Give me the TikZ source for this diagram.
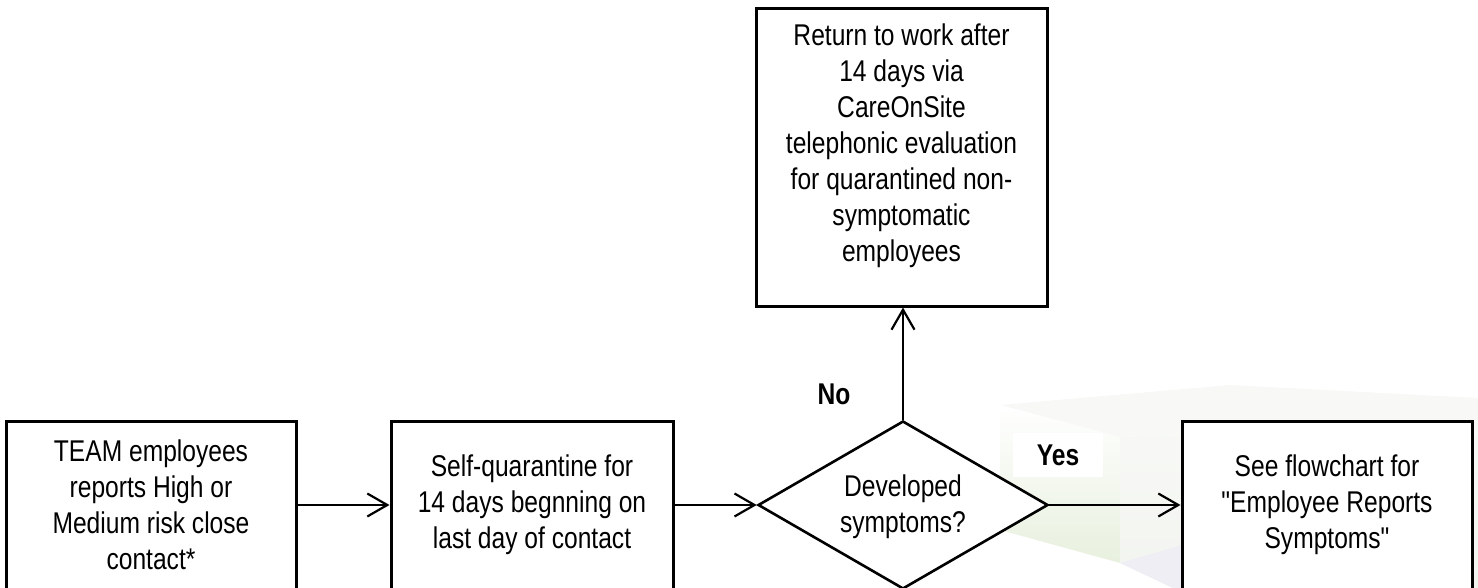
\documentclass[tikz,border=0pt]{standalone}
\usepackage{fontspec}
\setmainfont{Liberation Sans}[FakeStretch=0.82, Ligatures=TeXOff]
\usetikzlibrary{arrows.meta,shapes.geometric}
\definecolor{wmgreen}{RGB}{232,240,222}
\definecolor{wmgray}{RGB}{242,244,240}
\definecolor{wmlav}{RGB}{238,238,244}
\definecolor{wmtop}{RGB}{248,249,246}
\begin{document}
\begin{tikzpicture}[x=1pt,y=-1pt,
  txt/.style={font=\fontsize{30}{36}\selectfont, align=center, text=black},
  box/.style={draw=black, line width=3pt, rectangle, inner sep=0pt, fill=white},
  dec/.style={draw=black, line width=2.6pt, shape=diamond, inner sep=0pt,
    minimum width=290pt, minimum height=168pt, fill=white},
  lbl/.style={font=\fontsize{30}{36}\selectfont\bfseries, text=black},
  conn/.style={draw=black, line width=2.2pt, -{Straight Barb[length=20pt,width=23pt,line width=2.2pt]}}
]
\useasboundingbox (0,0) rectangle (1478,588);
% faint background watermark
\fill[wmtop] (1000,405) -- (1230,385) -- (1478,398) -- (1478,420) -- (1120,437) -- cycle;
\shade[top color=white, bottom color=wmgreen] (1000,405) -- (1120,437) -- (1120,563) -- (1000,530) -- cycle;
\shade[top color=wmtop, bottom color=wmgray] (1120,437) -- (1478,420) -- (1478,588) -- (1173,588) -- (1120,563) -- cycle;
\fill[wmlav] (1120,563) -- (1173,588) -- (1182,588) -- (1182,545) -- cycle;
% nodes
\node[box, minimum width=290pt, minimum height=168pt, txt] (contact) at (151,505)
  {TEAM employees\\reports High or\\Medium risk close\\contact*};
\node[box, minimum width=282pt, minimum height=168pt, txt] (quar) at (532,505)
  {Self-quarantine for\\14 days begnning on\\last day of contact};
\node[dec] (dia) at (903,505) {};
\node[txt] (diatxt) at (903,507) {Developed\\symptoms?};
\node[box, minimum width=291pt, minimum height=297pt] (ret) at (901.5,157.5) {};
\node[txt] (rettxt) at (901.5,146) {Return to work after\\14 days via\\CareOnSite\\telephonic evaluation\\for quarantined non-\\symptomatic\\employees};
\node[box, minimum width=290pt, minimum height=168pt, txt] (see) at (1327,505)
  {See flowchart for\\"Employee Reports\\Symptoms"};
% labels
\node[lbl] (no) at (834,394) {No};
\node[lbl, fill=white, minimum width=90pt, minimum height=44pt] (yes) at (1058,455) {Yes};
% connectors
\draw[conn] (contact.east) -- (quar.west);
\draw[conn] (quar.east) -- (dia.west);
\draw[conn] (dia.north) -- (dia.north |- ret.south);
\draw[conn] (dia.east) -- (see.west);
\end{tikzpicture}
\end{document}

INSTRUCTIONS TO FOLLOW: Copy out all of the data word for word. Do not carry over any picture.

ANSWER:
Give me the TikZ source for this diagram.
\documentclass[tikz,border=0pt]{standalone}
\usepackage{fontspec}
\setmainfont{Liberation Sans}[FakeStretch=0.82, Ligatures=TeXOff]
\usetikzlibrary{arrows.meta,shapes.geometric}
\definecolor{wmgreen}{RGB}{232,240,222}
\definecolor{wmgray}{RGB}{242,244,240}
\definecolor{wmlav}{RGB}{238,238,244}
\definecolor{wmtop}{RGB}{248,249,246}
\begin{document}
\begin{tikzpicture}[x=1pt,y=-1pt,
  txt/.style={font=\fontsize{30}{36}\selectfont, align=center, text=black},
  box/.style={draw=black, line width=3pt, rectangle, inner sep=0pt, fill=white},
  dec/.style={draw=black, line width=2.6pt, shape=diamond, inner sep=0pt,
    minimum width=290pt, minimum height=168pt, fill=white},
  lbl/.style={font=\fontsize{30}{36}\selectfont\bfseries, text=black},
  conn/.style={draw=black, line width=2.2pt, -{Straight Barb[length=20pt,width=23pt,line width=2.2pt]}}
]
\useasboundingbox (0,0) rectangle (1478,588);
% faint background watermark
\fill[wmtop] (1000,405) -- (1230,385) -- (1478,398) -- (1478,420) -- (1120,437) -- cycle;
\shade[top color=white, bottom color=wmgreen] (1000,405) -- (1120,437) -- (1120,563) -- (1000,530) -- cycle;
\shade[top color=wmtop, bottom color=wmgray] (1120,437) -- (1478,420) -- (1478,588) -- (1173,588) -- (1120,563) -- cycle;
\fill[wmlav] (1120,563) -- (1173,588) -- (1182,588) -- (1182,545) -- cycle;
% nodes
\node[box, minimum width=290pt, minimum height=168pt, txt] (contact) at (151,505)
  {TEAM employees\\reports High or\\Medium risk close\\contact*};
\node[box, minimum width=282pt, minimum height=168pt, txt] (quar) at (532,505)
  {Self-quarantine for\\14 days begnning on\\last day of contact};
\node[dec] (dia) at (903,505) {};
\node[txt] (diatxt) at (903,507) {Developed\\symptoms?};
\node[box, minimum width=291pt, minimum height=297pt] (ret) at (901.5,157.5) {};
\node[txt] (rettxt) at (901.5,146) {Return to work after\\14 days via\\CareOnSite\\telephonic evaluation\\for quarantined non-\\symptomatic\\employees};
\node[box, minimum width=290pt, minimum height=168pt, txt] (see) at (1327,505)
  {See flowchart for\\"Employee Reports\\Symptoms"};
% labels
\node[lbl] (no) at (834,394) {No};
\node[lbl, fill=white, minimum width=90pt, minimum height=44pt] (yes) at (1058,455) {Yes};
% connectors
\draw[conn] (contact.east) -- (quar.west);
\draw[conn] (quar.east) -- (dia.west);
\draw[conn] (dia.north) -- (dia.north |- ret.south);
\draw[conn] (dia.east) -- (see.west);
\end{tikzpicture}
\end{document}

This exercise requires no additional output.